--- BEGIN DATA ROWS ---
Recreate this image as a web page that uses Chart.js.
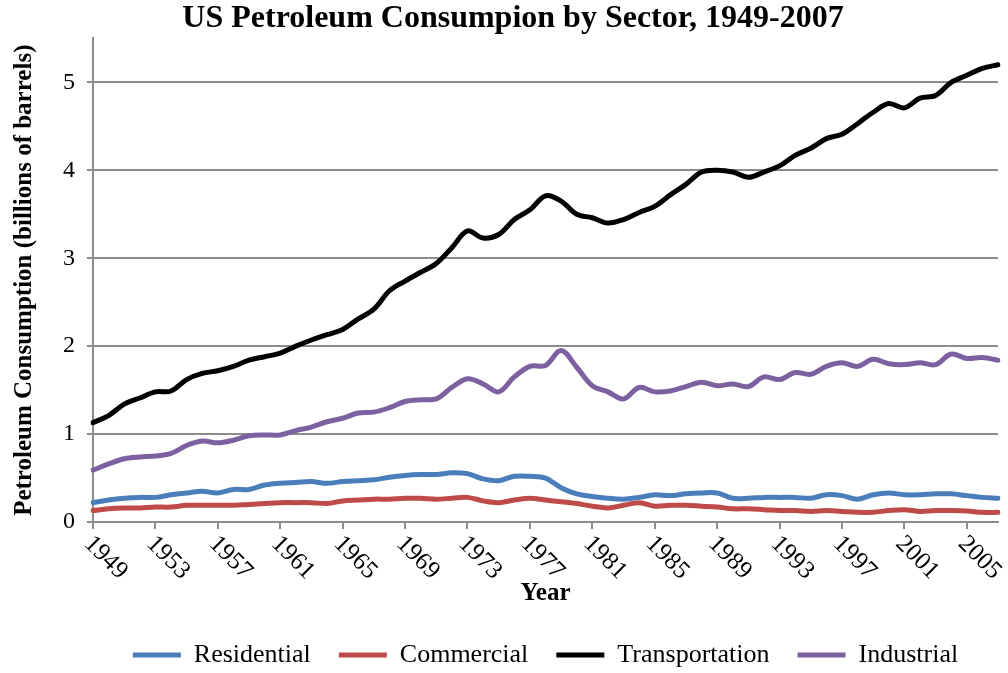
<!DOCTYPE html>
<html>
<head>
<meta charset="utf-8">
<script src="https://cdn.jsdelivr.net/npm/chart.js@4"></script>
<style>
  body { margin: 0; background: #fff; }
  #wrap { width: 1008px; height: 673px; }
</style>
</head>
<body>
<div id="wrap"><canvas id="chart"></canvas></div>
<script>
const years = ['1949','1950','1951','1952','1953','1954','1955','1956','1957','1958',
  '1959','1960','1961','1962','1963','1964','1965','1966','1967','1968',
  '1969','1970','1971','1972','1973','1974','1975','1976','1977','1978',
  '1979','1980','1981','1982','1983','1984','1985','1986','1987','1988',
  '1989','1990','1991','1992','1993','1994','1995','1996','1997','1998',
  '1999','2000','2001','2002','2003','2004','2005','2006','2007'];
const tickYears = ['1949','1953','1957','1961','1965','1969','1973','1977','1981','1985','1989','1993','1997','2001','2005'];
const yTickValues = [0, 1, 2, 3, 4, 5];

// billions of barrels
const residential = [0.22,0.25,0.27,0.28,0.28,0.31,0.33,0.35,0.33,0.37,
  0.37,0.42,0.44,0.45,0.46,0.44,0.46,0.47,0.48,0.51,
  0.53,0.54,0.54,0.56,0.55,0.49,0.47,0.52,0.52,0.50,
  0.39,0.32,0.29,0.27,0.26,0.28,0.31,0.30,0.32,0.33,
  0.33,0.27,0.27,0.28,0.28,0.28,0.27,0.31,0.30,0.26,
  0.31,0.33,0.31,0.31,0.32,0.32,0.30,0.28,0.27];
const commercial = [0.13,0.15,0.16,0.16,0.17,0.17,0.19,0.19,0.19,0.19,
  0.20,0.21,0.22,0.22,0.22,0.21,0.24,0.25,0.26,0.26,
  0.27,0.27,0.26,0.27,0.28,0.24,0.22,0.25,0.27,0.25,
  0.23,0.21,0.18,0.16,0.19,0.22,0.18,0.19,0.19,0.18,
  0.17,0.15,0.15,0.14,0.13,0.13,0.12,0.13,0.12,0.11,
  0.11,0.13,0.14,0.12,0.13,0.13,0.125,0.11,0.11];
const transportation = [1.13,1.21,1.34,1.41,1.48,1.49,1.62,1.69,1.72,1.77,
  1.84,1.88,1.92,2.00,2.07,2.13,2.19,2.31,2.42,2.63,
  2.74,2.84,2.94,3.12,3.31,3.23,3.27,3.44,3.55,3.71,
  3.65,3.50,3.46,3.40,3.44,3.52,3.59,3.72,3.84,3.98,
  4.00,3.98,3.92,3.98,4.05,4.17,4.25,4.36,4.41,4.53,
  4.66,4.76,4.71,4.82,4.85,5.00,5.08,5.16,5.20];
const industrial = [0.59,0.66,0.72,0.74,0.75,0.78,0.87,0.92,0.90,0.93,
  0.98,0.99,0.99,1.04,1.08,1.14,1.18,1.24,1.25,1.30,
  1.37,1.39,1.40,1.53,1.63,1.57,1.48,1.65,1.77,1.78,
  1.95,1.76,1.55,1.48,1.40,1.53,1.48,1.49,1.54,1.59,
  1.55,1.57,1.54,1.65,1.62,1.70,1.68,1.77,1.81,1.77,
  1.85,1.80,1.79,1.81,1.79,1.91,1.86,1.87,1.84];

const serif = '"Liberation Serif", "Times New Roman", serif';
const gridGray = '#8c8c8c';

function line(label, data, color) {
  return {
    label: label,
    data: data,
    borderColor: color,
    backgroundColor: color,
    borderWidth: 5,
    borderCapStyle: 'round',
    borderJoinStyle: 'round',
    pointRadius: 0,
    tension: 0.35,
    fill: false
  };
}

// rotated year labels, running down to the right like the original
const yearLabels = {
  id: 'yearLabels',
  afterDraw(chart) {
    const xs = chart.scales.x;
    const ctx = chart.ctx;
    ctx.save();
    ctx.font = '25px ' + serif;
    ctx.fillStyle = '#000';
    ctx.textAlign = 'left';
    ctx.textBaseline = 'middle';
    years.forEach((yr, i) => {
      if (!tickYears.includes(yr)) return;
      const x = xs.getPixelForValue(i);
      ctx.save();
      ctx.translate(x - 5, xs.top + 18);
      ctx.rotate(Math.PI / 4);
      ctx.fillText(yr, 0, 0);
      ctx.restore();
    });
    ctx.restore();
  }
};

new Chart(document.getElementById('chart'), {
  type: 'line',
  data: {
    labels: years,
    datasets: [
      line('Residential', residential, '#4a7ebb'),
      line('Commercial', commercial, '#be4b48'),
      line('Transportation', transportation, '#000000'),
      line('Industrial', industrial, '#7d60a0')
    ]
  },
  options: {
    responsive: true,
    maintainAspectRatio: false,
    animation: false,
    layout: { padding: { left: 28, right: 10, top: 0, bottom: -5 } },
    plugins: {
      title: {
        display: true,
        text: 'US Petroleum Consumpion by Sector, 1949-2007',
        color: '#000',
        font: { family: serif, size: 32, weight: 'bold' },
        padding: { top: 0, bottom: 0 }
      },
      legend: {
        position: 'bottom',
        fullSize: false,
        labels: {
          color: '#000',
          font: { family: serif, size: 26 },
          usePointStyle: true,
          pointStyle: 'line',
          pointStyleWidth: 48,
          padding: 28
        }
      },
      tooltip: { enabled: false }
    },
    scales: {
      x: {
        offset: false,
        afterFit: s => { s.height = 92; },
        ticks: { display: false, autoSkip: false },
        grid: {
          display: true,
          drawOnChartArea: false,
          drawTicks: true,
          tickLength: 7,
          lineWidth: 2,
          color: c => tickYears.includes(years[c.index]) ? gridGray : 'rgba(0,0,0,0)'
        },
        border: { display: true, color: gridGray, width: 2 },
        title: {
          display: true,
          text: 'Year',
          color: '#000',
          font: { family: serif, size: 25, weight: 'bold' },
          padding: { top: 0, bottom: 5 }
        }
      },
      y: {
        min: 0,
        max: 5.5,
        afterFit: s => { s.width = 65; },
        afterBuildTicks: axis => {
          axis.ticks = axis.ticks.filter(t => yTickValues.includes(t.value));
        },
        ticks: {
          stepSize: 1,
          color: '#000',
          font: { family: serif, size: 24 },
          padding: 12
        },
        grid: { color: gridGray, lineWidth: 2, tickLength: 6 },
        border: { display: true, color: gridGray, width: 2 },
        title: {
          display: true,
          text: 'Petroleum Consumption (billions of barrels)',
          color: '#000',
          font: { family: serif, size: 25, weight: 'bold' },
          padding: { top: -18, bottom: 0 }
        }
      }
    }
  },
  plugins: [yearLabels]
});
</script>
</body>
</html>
--- END DATA ROWS ---
--- BEGIN DATA ROWS ---
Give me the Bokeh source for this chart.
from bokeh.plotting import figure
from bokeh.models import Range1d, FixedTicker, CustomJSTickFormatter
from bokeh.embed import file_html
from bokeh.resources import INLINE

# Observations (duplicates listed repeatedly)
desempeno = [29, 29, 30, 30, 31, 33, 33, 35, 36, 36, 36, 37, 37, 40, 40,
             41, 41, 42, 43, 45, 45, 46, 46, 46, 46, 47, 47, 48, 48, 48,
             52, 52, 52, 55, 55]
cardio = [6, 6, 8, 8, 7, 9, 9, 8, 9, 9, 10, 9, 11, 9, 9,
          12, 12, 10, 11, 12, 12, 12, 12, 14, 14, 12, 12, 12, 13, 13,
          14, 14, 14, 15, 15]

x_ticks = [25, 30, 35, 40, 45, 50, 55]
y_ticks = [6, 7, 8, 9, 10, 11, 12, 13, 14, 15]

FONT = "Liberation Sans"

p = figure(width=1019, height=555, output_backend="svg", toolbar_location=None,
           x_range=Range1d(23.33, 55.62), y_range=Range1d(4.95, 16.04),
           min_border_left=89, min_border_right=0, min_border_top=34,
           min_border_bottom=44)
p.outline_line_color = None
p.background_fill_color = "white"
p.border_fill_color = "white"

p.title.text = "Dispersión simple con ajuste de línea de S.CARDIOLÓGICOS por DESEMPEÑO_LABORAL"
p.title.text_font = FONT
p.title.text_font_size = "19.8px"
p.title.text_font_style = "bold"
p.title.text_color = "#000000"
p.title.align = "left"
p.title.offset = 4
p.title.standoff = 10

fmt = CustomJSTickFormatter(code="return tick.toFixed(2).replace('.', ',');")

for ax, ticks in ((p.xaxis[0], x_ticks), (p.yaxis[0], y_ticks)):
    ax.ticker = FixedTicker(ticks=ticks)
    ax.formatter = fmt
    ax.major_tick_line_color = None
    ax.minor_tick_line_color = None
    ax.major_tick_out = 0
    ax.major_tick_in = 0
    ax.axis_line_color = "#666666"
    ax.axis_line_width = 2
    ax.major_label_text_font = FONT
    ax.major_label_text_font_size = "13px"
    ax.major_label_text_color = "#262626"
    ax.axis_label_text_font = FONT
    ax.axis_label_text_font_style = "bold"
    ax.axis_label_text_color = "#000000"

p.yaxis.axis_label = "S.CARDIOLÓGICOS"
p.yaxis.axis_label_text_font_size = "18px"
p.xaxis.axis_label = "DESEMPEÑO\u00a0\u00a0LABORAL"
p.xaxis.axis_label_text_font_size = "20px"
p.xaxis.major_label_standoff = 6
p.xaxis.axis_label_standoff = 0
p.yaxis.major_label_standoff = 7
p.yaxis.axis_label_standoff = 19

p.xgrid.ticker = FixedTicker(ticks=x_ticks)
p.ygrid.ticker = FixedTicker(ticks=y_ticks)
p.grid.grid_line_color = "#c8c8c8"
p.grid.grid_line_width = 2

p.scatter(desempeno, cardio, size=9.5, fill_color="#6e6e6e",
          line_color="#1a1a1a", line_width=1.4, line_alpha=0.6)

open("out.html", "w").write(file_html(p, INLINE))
--- END DATA ROWS ---
--- BEGIN DATA ROWS ---
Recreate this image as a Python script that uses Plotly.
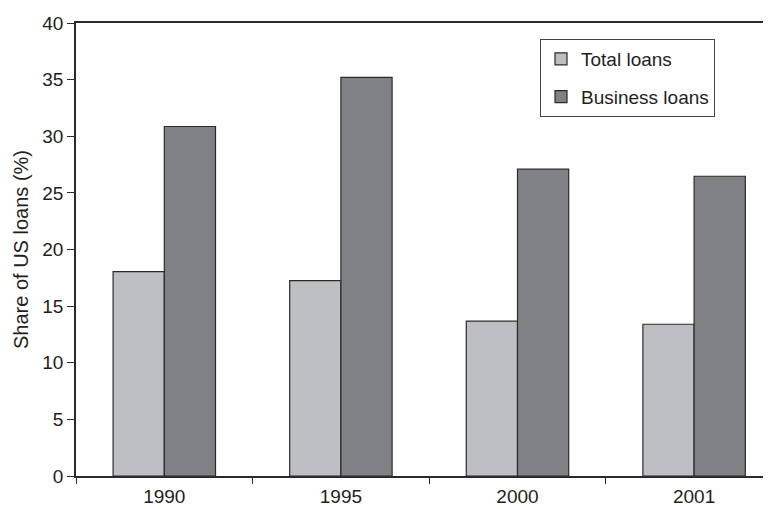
--- END DATA ROWS ---
EXERCISE -
Copy out all lines where the word "that" appears.

EXERCISE OUTPUT -
Recreate this image as a web page that uses Chart.js.
Recreate this image as a Python script that uses Plotly.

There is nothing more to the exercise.